María Romay.
María Romay.

El Carnaval es un baile de demonios. La fiesta del pecado y de la carne. Un momento del año para el desmadre absoluto y permitido (sí, oiganme los más beatos: permitido por la moral cristiana, hasta el Miércoles de Ceniza, para saciar todos los apetitos y no volvernos más locos aún, hasta que la Cuaresma nos refrene). En Cádiz se tuvo el ingenio de hacer arte del desmadre. Y hasta aquí hemos llegado, desde los tiempos oscuros medievales. Pero para muchas mentes en retroceso, los tiempos oscuros son los de ahora. Sí. Y bueno, en este maremágnum de sentimientos encontrados, doble moral, hipocresía por un tubo y pamplinas varias, servidora se confunde también. Aunque la luz está al alcance del que sabe buscar.

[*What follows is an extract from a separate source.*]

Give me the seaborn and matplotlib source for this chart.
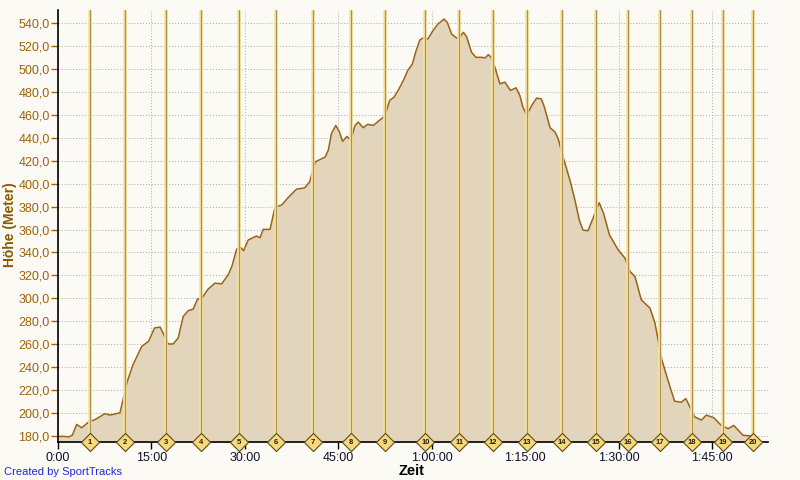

Creo que me honra reconocer un error, cuando lo hay. Y dar marcha atrás, porque me agarro a eso de la sabiduría del que sabe rectificar. Y ahora les explico lo que me reconcome. El primer año que Cristina Pedroche salió la mar de fresquita al balcón de la Puerta del Sol para dar la campanada, la que escribe puso el grito en el cielo. No por mojigatería, sino por no entender en su momento esa necesidad de enseñar el potorrín para reivindicar lo femenino, la igualdad y el respeto por todos los potorrines del mundo (¿?). No lo entendí. Me enfadé. Y argumenté que una mujer inteligente no necesita eso para triunfar, destacar y conseguir notoriedad.

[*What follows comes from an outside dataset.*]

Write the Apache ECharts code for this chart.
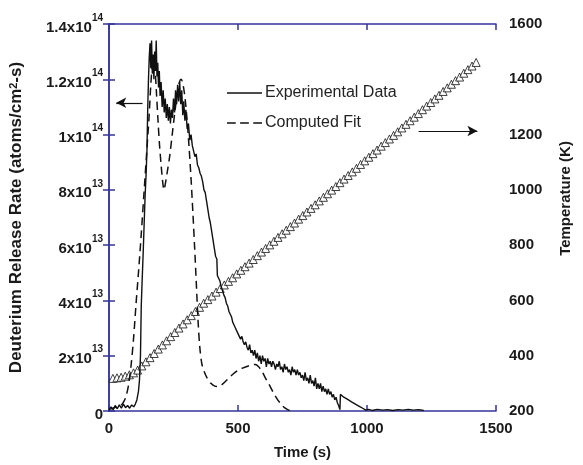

Con el paso de los años, me ha dado la vuelta la cabeza varias veces a lo Regan MacNeli en El Exorcista, intentando quitarme el barniz del colegio de monjas, esa capita de sustancia tóxica altamente inflamable con tendencia patológica al escándalo. Y créanme que me ha costado muchísimo trabajo. Al final, he terminado dando la razón a los que defendían a muerte a la Pedroche. La libertad es la libertad, y bueno, si se quiere desafiar al frío polar e ir con las dignidades a flor de piel y los pezones en punta, pues ole y olé. Afirmar de verdad, de corazón, más allá del ánimo bienqueda, el oportunismo amistoso, el interés políticamente correcto, que no nos escandaliza que una muchacha que es cargo público en un Ayuntamiento se luzca como le salga de su alma, no es fácil. Y se ve a la legua al que miente, al que babea, al que se ríe por debajo de la barba, a las que la llaman guapa y a la vecina le muestra cómo de afilados están los colmillos al hablar de “esa”.

Ser sinceros (y sinceras), más allá de Twitter o Facebook, y purificarse del todo de la caspa y el puritanismo que hemos llevado en la masa de la sangre desde que somos conscientes de ser y de estar, es tremendamente difícil, pero se consigue. Por eso, no me importa confesar que cuando vi por primera vez a la guapísima María Romay, concejala de Transparencia del Ayuntamiento de Cádiz, con su disfraz de diosa Gades, mis reminiscencias monjiles saltaron como un resorte. Pero después recordé alguna que otra broma estúpida —lo sé, no es comparable, pero cada una ha vivido su dosis de baba misógina correspondiente— acerca de un libro que publiqué hace unos años, Transparente. Que si iba a presentarlo en ropa interior, que si me pondría para recitar un salto de cama, etc. Siempre esos comentarios me hacían reflexionar sobre lo mismo: a los compañeros autores no les increpaban con semejantes gilipolleces, nunca.

Sigo reivindicando que lo que se ha de lucir, por encima de los atuendos, o la ausencia de ellos, es la inteligencia de la persona, sea del género que sea. A lo mejor no es necesario destacar unos atributos sobre otros. Aunque si se quiere, ¿por qué no? Ahí está la verdadera libertad, la que ha de primar también si el deseo es crear polémica. Todo es perfectamente lícito, y más aún en Carnaval. Hay que divertirse, disfrutar, que estamos muy faltos.

Por eso yo me uno, con pasión, a los que admiran a las diosas de Cádiz, da igual su color político, a mí, plín. Quiero pensar que yo también soy una de ellas. Todas lo somos, por supuesto. Las Niñas de Cádiz, las políticas, las maestras, las dependientas, las madres de familia, miramos al horizonte con esperanza, pisamos fuerte y sonreímos, y si nos hacen sentir desnudas, sabemos arroparnos entre nosotras. Así que desde aquí, felicidades a María Romay, a las pregoneras, a Cristina Pedroche, a todas las mujeres, a todas las personas, que hacen lo que les da la gana y son felices, y siembran esa felicidad para los demás. Eso sí, desde aquí hago un llamamiento para el segundo fin de semana de Carnaval, o para el año que viene: el disfraz de Hércules le quedaría como un guante a alguno que se atreva. Bailemos todos.